Mach den Abwasch und höre!

Zwischen Wittgenstein und Pollesch: Die NDR-Hörspiele des nächsten Halbjahres  ■ Von Christiane Müller-Lobeck

Tatsächlich, das Hörspiel ist nicht tot. Statt dessen vermelden immer häufiger Leute aus meinem Freundeskreis, sie hätten da „ges-tern was ganz Tolles im Radio gehört“, ein Feature im Deutschlandradio etwa oder eben ein Hörspiel. Trotzdem haftet diesem einsamen Zuhören einer Sendung, die mindestens eine Stunde dauert, wenn nicht zwei, etwas Verschrobenes an. Es leuchtet aber andererseits auch ein, dass – eher als beim Bücherlesen oder Fernsehen – nebenbei Großes erledigt werden kann, wie etwa Abspülen, Wäschemachen, Fensterputzen.

Der Norddeutsche Rundfunk präsentierte kürzlich seine Hörspielvorhaben für das kommende halbe Jahr. Sie sind erstmalig gänzlich unter der Leitung von Andreas Wang entstanden, der zwar vor einem halben Jahr sein Amt antrat, auf die zuvor geplanten Sendungen dieser Zeit aber wenig Einfluss nehmen konnte. Der große Veränderer ist er nicht. Mit 13 eigenen Produktionen, die im nächsten halben Jahr ihre Ursendung erleben werden, dürften aber dennoch einige Akzente gesetzt werden.

Keinen festen Sendeplatz hat – trotz ihrer Beliebtheit im letzten halben Jahr – die Reihe „Generation§“ bekommen. Sie wird aber unregelmäßig fortgesetzt mit einer Radiofassung von Kathrin Rögglas Selbstläufer und mit den durch Thomas Ostermeier umgesetzten Disco Pigs von Enda Walsh. Außerdem ist von René Pollesch, der zuletzt im Schauspielhaus world wide web-slums inszenierte, eines seiner älteren Stücke zu hören: Heidi Hoh arbeitet hier nicht mehr liefert ein mechanisches Wortbombardement über Arbeitsformen im Dotcom-Zeitalter.

Drei neue Reihen mit festen Sendeterminen bestimmen bis Juni 2001 die Programmstruktur. Sieben Sendungen werden jeweils an einem Mittwoch „MachtSzenarien“ beleuchten. Den Auftakt zur Reihe gibt eine Hörspielumsetzung von António Lobo Antunes' Das Handbuch der Inquisitoren, in dem der portugiesische Autor Macht als ein Netzwerk skizziert, an dem auch die vermeintlich Unterdrückten ihren Anteil haben.
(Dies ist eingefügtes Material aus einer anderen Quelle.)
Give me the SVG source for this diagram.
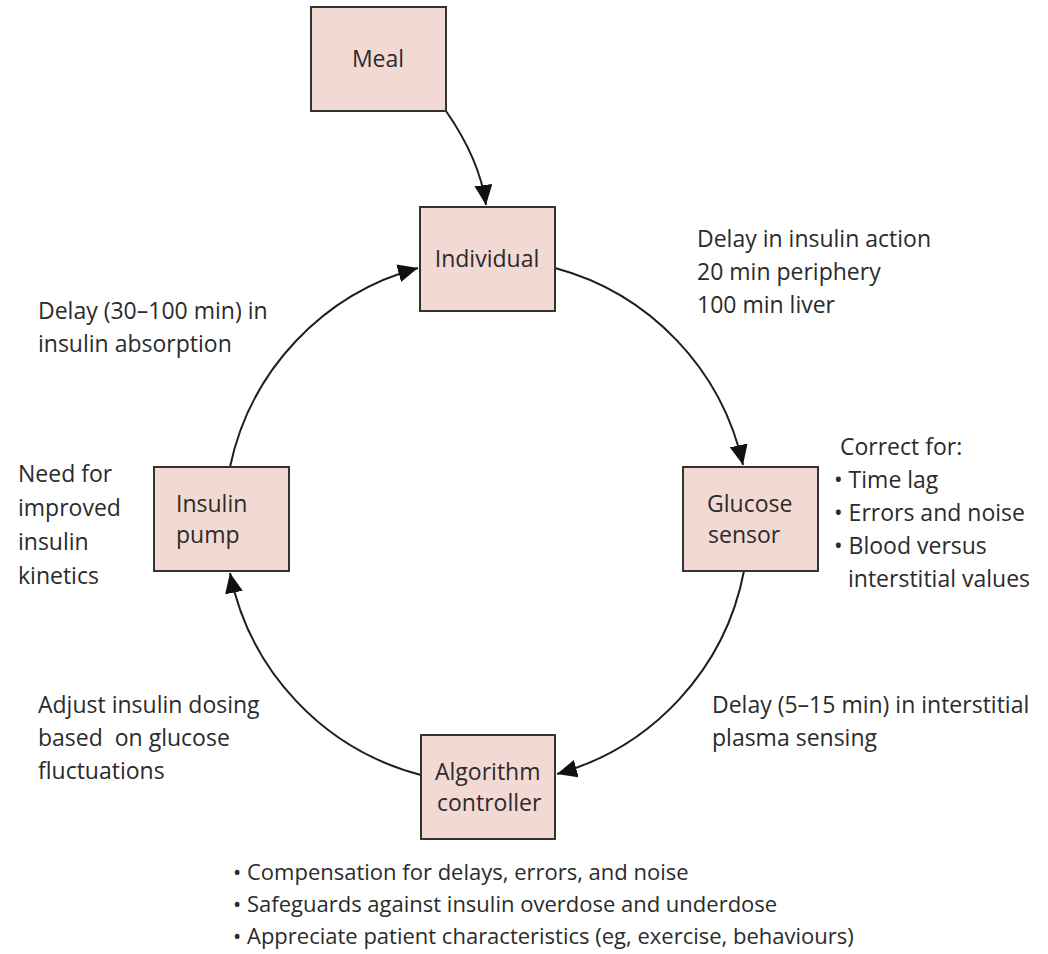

Hörspielfassungen der Texte von Joseph Brodsky, Klaus Mann und Leopold von Sacher-Masoch setzen in den Folgemonaten die Reihe fort. Mit Der Horatier und Roman Dogs hat Heiner Goebbels nach Vorlagen von Titus Livius, Pierre Corneille, William Faulkner und Heiner Müller seine Auseinandersetzung mit dem Thema Macht in eine Collage umgesetzt, zwischen Opernrezitativ und Rap.

Unter dem Titel „Tischgespräche“ versammelt der NDR Hörspiele, die das Miteinander und die Konflikte von Leuten entlang von Gesprächen bei Tisch auffächern. Unter anderem wurde für diese Reihe das Stück Cigla des kroatischen Autors Filip Sovagovic produziert, in dem die unterschiedlichen Positionen von vier Brüdern zum kroatisch-serbisch-bosnischen Krieg aufeinander prallen.

Endlich auch im Norden wird – in der Reihe „Wir Nomaden“ – eine Compilation von sechs Episoden aus Jack Kerouacs On the Road zu hören sein. Der Bayrische Rundfunk hat sie 1998 durch Thomas Gary, Susanne Brokesch, Hans Platzgumer, Mike Ink, Patrick Pulsinger und Erdem Tunakan umsetzen lassen, mit den Stimmen von Smudo, Schorsch Kamerun, Kris-tof Schreuf, Christiane Rösinger und Rebecca Giese. Mit Der einäugige Karpfen des Literaturnobelpreisträgers Kenzaburo Oe steuert der NDR auch eine Eigenproduktion zur Reihe bei, die Formen und Motive des Unterwegsseins beleuchten soll.